Repair Briefly and Keep Dignity Intact
If you react harshly, model a healthy recovery. You can say, ‘I spoke too sharply when you were shouting. Let me try again. Please use a calm voice, and then I will listen.’ It is important to separate this act of repairing the connection from rewarding the demanding behaviour. You can apologise for your tone while still maintaining the boundary you set. End by warmly closing the loop: after you have finished your task, give your child your full attention and then decide on the next step together. Over time, your steadiness teaches them that your love is reliable, and that patience is a path to connection, not a barrier to it.
Spiritual Insight
Lower the Voice, Practise Composure
Allah Almighty states in the noble Quran at Surah Luqman (31), Verses 19:
‘“And be modest in your attitude and lower your voice (in dealing with people); as indeed, the harshest of all sounds, is the noise of the donkeys”.’
This verse invites families to view control over one’s voice as an act of worship. It speaks to the importance of rhythm and restraint in how we move and speak. When you guide your child to wait, soften their tone, and trust that you will attend to them, you are nurturing the adab (good manners) that the noble Quran praises. Help your child make a simple connection between the verse and daily life: ‘In our home, Allah Almighty loves it when we use calm voices and take turns to speak.’ Your gentle acknowledgement, followed by reliable attention, turns this Quranic principle into a lived family habit.
Speak Good, or Choose Silence
It is recorded in Sahih Bukhari, Hadith 6475, that the holy Prophet Muhammad ﷺ said:
‘Whoever believes in Allah and the Last Day should speak what is good or remain silent.’
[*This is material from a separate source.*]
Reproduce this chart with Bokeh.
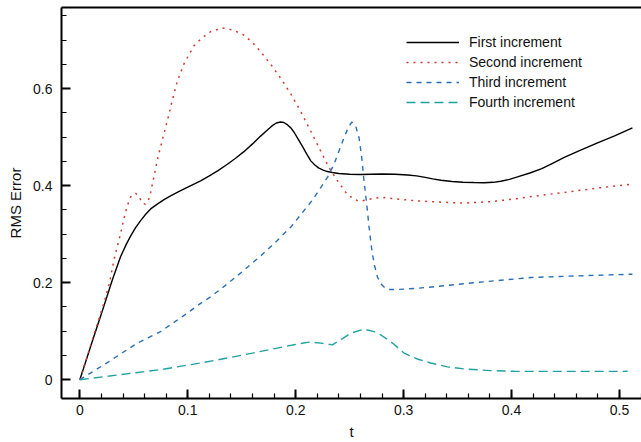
from bokeh.plotting import figure
from bokeh.models import (Range1d, SingleIntervalTicker, LinearAxis, FixedTicker,
                          Legend, LegendItem)
from bokeh.embed import file_html
from bokeh.resources import INLINE

# ---- data ----
t_first = [0, 0.0099, 0.0223, 0.03, 0.0377, 0.043, 0.047, 0.0515, 0.0563, 0.061, 0.0656,
           0.0717, 0.078, 0.0841, 0.092, 0.1, 0.1119, 0.12, 0.128, 0.1367, 0.144, 0.152,
           0.16, 0.1675, 0.173, 0.178, 0.182, 0.186, 0.189, 0.1925, 0.1955, 0.1985, 0.202,
           0.206, 0.21, 0.214, 0.218, 0.2215, 0.2255, 0.2294, 0.234, 0.24, 0.25, 0.26,
           0.27, 0.28, 0.292, 0.3036, 0.312, 0.32, 0.327, 0.3345, 0.345, 0.355, 0.365,
           0.3746, 0.383, 0.39, 0.398, 0.4055, 0.417, 0.428, 0.438, 0.4488, 0.464, 0.4797,
           0.496, 0.512]
y_first = [0, 0.068, 0.152, 0.205, 0.2535, 0.279, 0.296, 0.313, 0.328, 0.341, 0.352,
           0.362, 0.371, 0.379, 0.388, 0.397, 0.41, 0.42, 0.431, 0.444, 0.456, 0.47,
           0.486, 0.502, 0.513, 0.523, 0.529, 0.531, 0.53, 0.525, 0.519, 0.51, 0.497,
           0.482, 0.466, 0.451, 0.442, 0.436, 0.432, 0.429, 0.427, 0.425, 0.4235, 0.423,
           0.4235, 0.424, 0.4235, 0.422, 0.42, 0.417, 0.414, 0.411, 0.4085, 0.407, 0.4063,
           0.406, 0.4068, 0.409, 0.413, 0.418, 0.426, 0.435, 0.446, 0.458, 0.473, 0.488,
           0.503, 0.519]

t_second = [0, 0.0099, 0.0223, 0.0278, 0.0315, 0.0377, 0.0408, 0.044, 0.0476, 0.0516,
            0.0547, 0.0578, 0.0605, 0.063, 0.0656, 0.0686, 0.0723, 0.0764, 0.081, 0.0857,
            0.0903, 0.0965, 0.1057, 0.1135, 0.121, 0.132, 0.1428, 0.152, 0.16, 0.1675,
            0.1768, 0.186, 0.1954, 0.2046, 0.214, 0.2232, 0.2309, 0.2387, 0.248, 0.2572,
            0.2603, 0.2695, 0.2788, 0.2943, 0.3097, 0.3345, 0.356, 0.3808, 0.4024, 0.4272,
            0.4488, 0.4797, 0.512]
y_second = [0, 0.07, 0.158, 0.203, 0.246, 0.301, 0.3315, 0.359, 0.379, 0.384,
            0.379, 0.3636, 0.362, 0.366, 0.386, 0.418, 0.458, 0.4937, 0.533, 0.576,
            0.615, 0.651, 0.688, 0.705, 0.717, 0.725, 0.72, 0.71, 0.695, 0.676,
            0.65, 0.6215, 0.589, 0.553, 0.512, 0.471, 0.437, 0.41, 0.381, 0.369,
            0.368, 0.3725, 0.376, 0.3725, 0.369, 0.366, 0.364, 0.367, 0.3725, 0.38,
            0.386, 0.395, 0.403]

t_third = [0, 0.0266, 0.0532, 0.0748, 0.095, 0.1119, 0.1212, 0.137, 0.152, 0.168, 0.183,
           0.196, 0.2077, 0.2155, 0.2232, 0.2294, 0.2355, 0.2401, 0.2448, 0.2485, 0.2519,
           0.2556, 0.2587, 0.2612, 0.2633, 0.2658, 0.268, 0.2702, 0.2726, 0.2757, 0.2788,
           0.2825, 0.2865, 0.2943, 0.3097, 0.33, 0.356, 0.39, 0.418, 0.46, 0.512]
y_third = [0, 0.037, 0.0755, 0.0993, 0.13, 0.1575, 0.171, 0.198, 0.2257, 0.256, 0.287,
           0.316, 0.3486, 0.37, 0.396, 0.417, 0.444, 0.4714, 0.4987, 0.519, 0.531,
           0.5226, 0.4987, 0.4577, 0.41, 0.362, 0.314, 0.273, 0.2394, 0.212, 0.198,
           0.19, 0.186, 0.186, 0.188, 0.192, 0.198, 0.205, 0.2107, 0.214, 0.2175]

t_fourth = [0, 0.0374, 0.0748, 0.1119, 0.1367, 0.16, 0.183, 0.1984, 0.2123, 0.2232, 0.234,
            0.2417, 0.251, 0.2633, 0.2726, 0.2788, 0.2897, 0.3004, 0.3128, 0.325, 0.3407,
            0.356, 0.3808, 0.4024, 0.45, 0.5076]
y_fourth = [0, 0.0105, 0.0209, 0.0346, 0.0448, 0.055, 0.0653, 0.0721, 0.0776, 0.0756, 0.072,
            0.0823, 0.096, 0.1042, 0.0993, 0.0926, 0.0756, 0.055, 0.0428, 0.0346, 0.0265,
            0.0223, 0.0189, 0.0174, 0.0172, 0.0174]

series_names = ["First increment", "Second increment", "Third increment", "Fourth increment"]

x_ticks = [0, 0.1, 0.2, 0.3, 0.4, 0.5]
x_tick_labels = ["0", "0.1", "0.2", "0.3", "0.4", "0.5"]
y_ticks = [0, 0.2, 0.4, 0.6]
y_tick_labels = ["0", "0.2", "0.4", "0.6"]

FONT = "Liberation Sans"

p = figure(width=641, height=442, output_backend="svg", toolbar_location=None,
           x_range=Range1d(-0.017, 0.5204), y_range=Range1d(-0.0386, 0.767),
           min_border_left=61, min_border_right=0, min_border_top=7, min_border_bottom=43,
           x_axis_label="t", y_axis_label="RMS Error")
p.grid.visible = False
p.outline_line_color = None
p.background_fill_color = "white"
p.border_fill_color = "white"

xb = p.below[0]
yl = p.left[0]

# top frame line (no ticks, no labels)
top_axis = LinearAxis(ticker=FixedTicker(ticks=[]), axis_line_width=2,
                      axis_line_color="black", major_tick_line_color=None,
                      minor_tick_line_color=None, major_label_text_font_size="0px",
                      major_tick_in=0, major_tick_out=0, minor_tick_in=0, minor_tick_out=0,
                      major_label_standoff=0)
p.add_layout(top_axis, "above")

xb.ticker = SingleIntervalTicker(interval=0.1, num_minor_ticks=5)
yl.ticker = SingleIntervalTicker(interval=0.2, num_minor_ticks=4)
xb.major_label_overrides = dict(zip(x_ticks, x_tick_labels))
yl.major_label_overrides = dict(zip(y_ticks, y_tick_labels))

for ax in (xb, yl):
    ax.axis_line_width = 2
    ax.axis_line_color = "black"
    ax.major_tick_in = 9
    ax.major_tick_out = 0
    ax.minor_tick_in = 5
    ax.minor_tick_out = 0
    ax.major_tick_line_width = 2
    ax.minor_tick_line_width = 1.2
    ax.major_tick_line_color = "black"
    ax.minor_tick_line_color = "black"
    ax.major_label_text_font = FONT
    ax.major_label_text_font_size = "14px"
    ax.major_label_text_color = "#111111"
    ax.axis_label_text_font = FONT
    ax.axis_label_text_font_size = "15px"
    ax.axis_label_text_font_style = "normal"
    ax.axis_label_text_color = "#111111"

xb.major_label_standoff = 6
xb.axis_label_standoff = 5
yl.major_label_standoff = 9
yl.axis_label_standoff = 6

r1 = p.line(t_first, y_first, line_color="black", line_width=1.4)
r2 = p.line(t_second, y_second, line_color="#cc3a2c", line_width=1.5, line_dash="2 5")
r3 = p.line(t_third, y_third, line_color="#2a6fb5", line_width=1.4, line_dash="5 5")
r4 = p.line(t_fourth, y_fourth, line_color="#20a2a2", line_width=1.4, line_dash="9 5")

legend = Legend(items=[LegendItem(label=n, renderers=[r]) for n, r in
                       zip(series_names, [r1, r2, r3, r4])],
                location=(345, 286), padding=0, margin=0, spacing=0,
                glyph_width=53, glyph_height=20, label_height=20, label_standoff=10,
                border_line_color=None, background_fill_alpha=0,
                label_text_font=FONT, label_text_font_size="14px",
                label_text_color="#111111")
p.add_layout(legend, "center")

open("out.html", "w").write(file_html(p, INLINE))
This guidance reframes from all communication as a significant moral choice. For a young child, ‘speaking good’ means using a calmer voice and learning to ask for a turn. For a parent, it means lowering one’s own tone and waiting for the right moment to respond rather than reacting in frustration. When you reward a quiet request with prompt attention and disengage from loud repetition, you are gently guiding your child toward this Prophetic standard. You can tell them, ‘Good words and calm voices bring us closer together.’ Over time, the home becomes a place where presence is earned not through volume but through manners, and where both parent and child practise speech that reflects mercy, patience, and respect.